O'Leary, though, had miscalculated. He had allowed himself to believe that Ryanair was critical to Dublin's growth as an airport, and that he had the power to dictate the pace of that growth. He had underestimated the stubbornness of the Irish government, the resolve of the trade union movement and, more fundamentally, the airport's ability to grow without Ryanair's involvement.

A former Aer Rianta executive says that negotiations between O'Leary and the airport's owners over the previous five years had been characterized by O'Leary's unflappable belief that he created the market. ‘We said you can either participate in the growth in this market, or you can go to less attractive markets, we don't mind. Nobody creates the market, the economy creates the market. As an economy grows, the demand for travel grows with it and that's one of the most robust statistics in international economics.

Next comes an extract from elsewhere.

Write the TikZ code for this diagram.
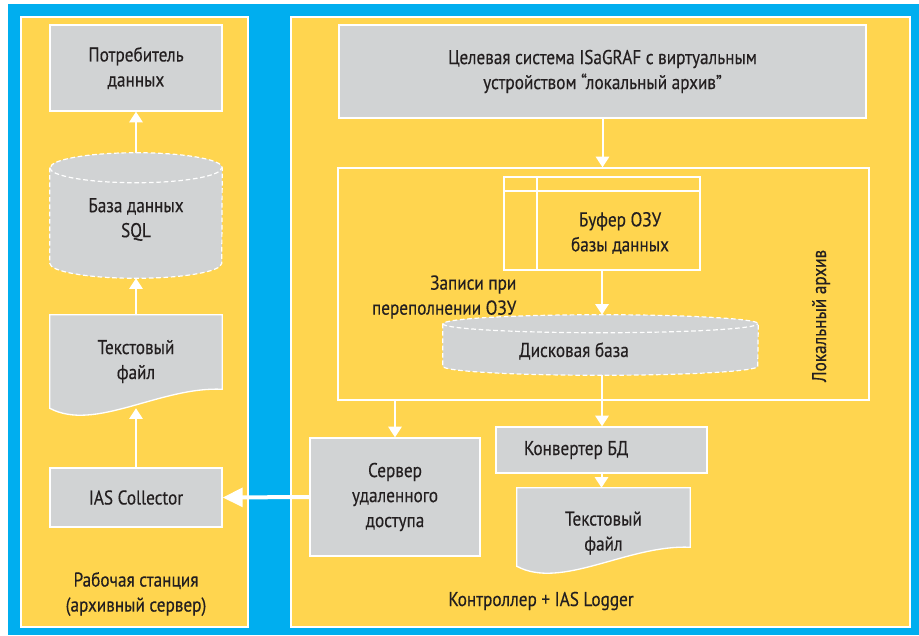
\documentclass[tikz,border=0pt]{standalone}
\usepackage{fontspec}
\setmainfont{PT Sans}[FakeStretch=0.86, FakeBold=0.35]
\usepackage{tikz}
\usetikzlibrary{calc}
\usetikzlibrary{positioning}
\usetikzlibrary{arrows.meta}
\definecolor{skyBlue}{RGB}{0,174,239}
\definecolor{panelYellow}{RGB}{255,213,79}
\definecolor{boxGray}{RGB}{209,211,212}
\definecolor{inkColor}{RGB}{35,31,32}
\newcommand{\px}{0.75pt}
\newcommand{\edgeColor}{white}
\tikzset{txt/.style = {text=inkColor, align=center, font=\fontsize{15}{18.75}\selectfont}}
\tikzset{panel/.style = {fill=panelYellow, draw=\edgeColor, line width=1pt}}
\tikzset{box/.style = {txt, fill=boxGray, draw=\edgeColor, line width=1pt, inner sep=0pt}}
\tikzset{hollow/.style = {draw=\edgeColor, inner sep=0pt}}
\tikzset{dashedge/.style = {draw=\edgeColor, line width=0.9pt, dash pattern=on 3.5pt off 2pt}}
\tikzset{flow/.style = {draw=\edgeColor, line width=1.5pt, -{Triangle[length=8pt, width=10pt]}}}
\tikzset{bigflow/.style = {draw=\edgeColor, line width=3pt, -{Triangle[length=15pt, width=14pt]}}}
\newcommand{\docShape}[1]{(#1.north west) -- (#1.north east) -- ([yshift=19*\px]#1.south east) .. controls +(-62*\px,3*\px) and +(45*\px,-24*\px) .. (#1.south west) -- cycle}
\newcommand{\cylShape}[3]{([yshift=-#3*\px]#1.north west) -- ([yshift=#3*\px]#1.south west) arc[start angle=180, end angle=360, x radius=#2*\px, y radius=#3*\px] -- ([yshift=-#3*\px]#1.north east) arc[start angle=0, end angle=180, x radius=#2*\px, y radius=#3*\px] -- cycle}
\newcommand{\cylLid}[3]{([yshift=-#3*\px]#1.north west) arc[start angle=180, end angle=360, x radius=#2*\px, y radius=#3*\px]}

\begin{document}
\begin{tikzpicture}[x=\px, y=-\px]
\useasboundingbox (0,0) rectangle (919,635);
\fill[white] (0,0) rectangle (919,635);
\fill[skyBlue] (8,4) rectangle (919,635);
\draw[panel] (21,17) rectangle (248,627);
\draw[panel] (291,17) rectangle (910,627);

% workstation side
\node[box, minimum width=172*\px, minimum height=86*\px] (consumer) at (136,68) {Потребитель\\данных};
\node[txt, minimum width=172*\px, minimum height=125*\px, inner sep=0pt] (sqlbase) at (136,215.5) {};
\filldraw[fill=boxGray, dashedge] \cylShape{sqlbase}{86}{15};
\draw[dashedge] \cylLid{sqlbase}{86}{15};
\node[txt] (sqlText) at ([yshift=-4*\px]sqlbase.center) {База данных\\SQL};
\node[txt, minimum width=172*\px, minimum height=93*\px, inner sep=0pt] (textfile) at (136,361.5) {};
\filldraw[fill=boxGray, draw=\edgeColor, line width=1pt] \docShape{textfile};
\node[txt] (textfileText) at (textfile.center) {Текстовый\\файл};
\node[box, minimum width=172*\px, minimum height=59*\px] (collector) at (136,497.5) {IAS Collector};
\node[txt] (station) at (136,594) {Рабочая станция\\(архивный сервер)};

% controller side
\node[box, minimum width=527*\px, minimum height=93*\px] (target) at (602.5,71.5) {Целевая система ISaGRAF с виртуальным\\устройством “локальный архив”};
\node[hollow, line width=1pt, minimum width=531*\px, minimum height=232*\px] (archive) at (603.5,284) {};
\node[txt, rotate=90] (archiveName) at (821,316) {Локальный архив};
\node[hollow, line width=1.5pt, minimum width=196*\px, minimum height=93*\px] (buffer) at (602,223.5) {};
\draw[\edgeColor, line width=1.5pt] ([yshift=-15*\px]buffer.north west) -- ([yshift=-15*\px]buffer.north east);
\draw[\edgeColor, line width=1.5pt] ([xshift=34*\px]buffer.north west) -- ([xshift=34*\px]buffer.south west);
\node[txt] (bufferText) at (620,233) {Буфер ОЗУ\\базы данных};
\node[txt, minimum width=315*\px, minimum height=60*\px, inner sep=0pt] (diskbase) at (600.5,345) {};
\filldraw[fill=boxGray, dashedge] \cylShape{diskbase}{157.5}{9};
\draw[dashedge] \cylLid{diskbase}{157.5}{9};
\node[txt] (diskText) at (574,351) {Дисковая база};
\node[txt, align=right, anchor=east] (overflow) at (521,297) {Записи при\\переполнении ОЗУ};
\node[box, minimum width=170*\px, minimum height=118*\px] (server) at (395,497) {Сервер\\удаленного\\доступа};
\node[box, minimum width=211*\px, minimum height=46*\px] (converter) at (601.5,450) {};
\node[txt, anchor=west] (converterText) at ([xshift=24*\px]converter.west) {Конвертер БД};
\node[txt, minimum width=173*\px, minimum height=78*\px, inner sep=0pt] (logfile) at (603.5,527) {};
\filldraw[fill=boxGray, draw=\edgeColor, line width=1pt] \docShape{logfile};
\node[txt] (logfileText) at ([yshift=-6*\px]logfile.center) {Текстовый\\файл};
\node[txt] (controller) at (541,601) {Контроллер + IAS Logger};

% data flow
\draw[flow] (sqlbase.north) -- (consumer.south);
\draw[flow] (textfile.north) -- (sqlbase.south);
\draw[flow] (collector.north) -- (textfile.south);
\draw[flow] (target.south) -- (target.south |- archive.north);
\draw[flow] (buffer.south) -- (buffer.south |- diskbase.north);
\draw[flow] (buffer.south |- diskbase.south) -- (buffer.south |- converter.north);
\draw[flow] (archive.south -| server.north) -- (server.north);
\draw[flow] (converter.south) -- (converter.south |- logfile.north);
\draw[bigflow] (server.west) -- (collector.east);
\end{tikzpicture}
\end{document}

The question is, who's going to service it. If Michael doesn't service it, somebody else will.'

Tim Jeans agrees. ‘Michael thought that because Ryanair wouldn't expand from Dublin, effectively Dublin airport wouldn't expand. And that was wrong. The fact was, other airlines, including Aer Lingus, did fill the void. And Dublin airport continued to grow despite Ryanair.'

Publicly, O'Leary did not waver from his position that Ryanair would not expand from Dublin until there was regime change, but Jeans says that his private views were far more considered. ‘He did listen to opposing points of view and he would frequently come into my office or Michael Cawley's office, particularly of an evening, and we would debate these things rationally.'

Ryanair's position as Europe's dominant low-fare airline had not, however, changed O'Leary's passion for his home country. Growth
in Europe produced the results that satisfied his shareholders, but O'Leary's patriotism fuelled his frustration at the failure to develop Dublin to its full potential. His battles with Bertie Ahern and the Irish government, with Aer Rianta and with Irish trade unions stemmed from his deep belief that Ireland could be so much better if its leaders only had the courage to strip away the obstacles that held it back from even more dramatic growth.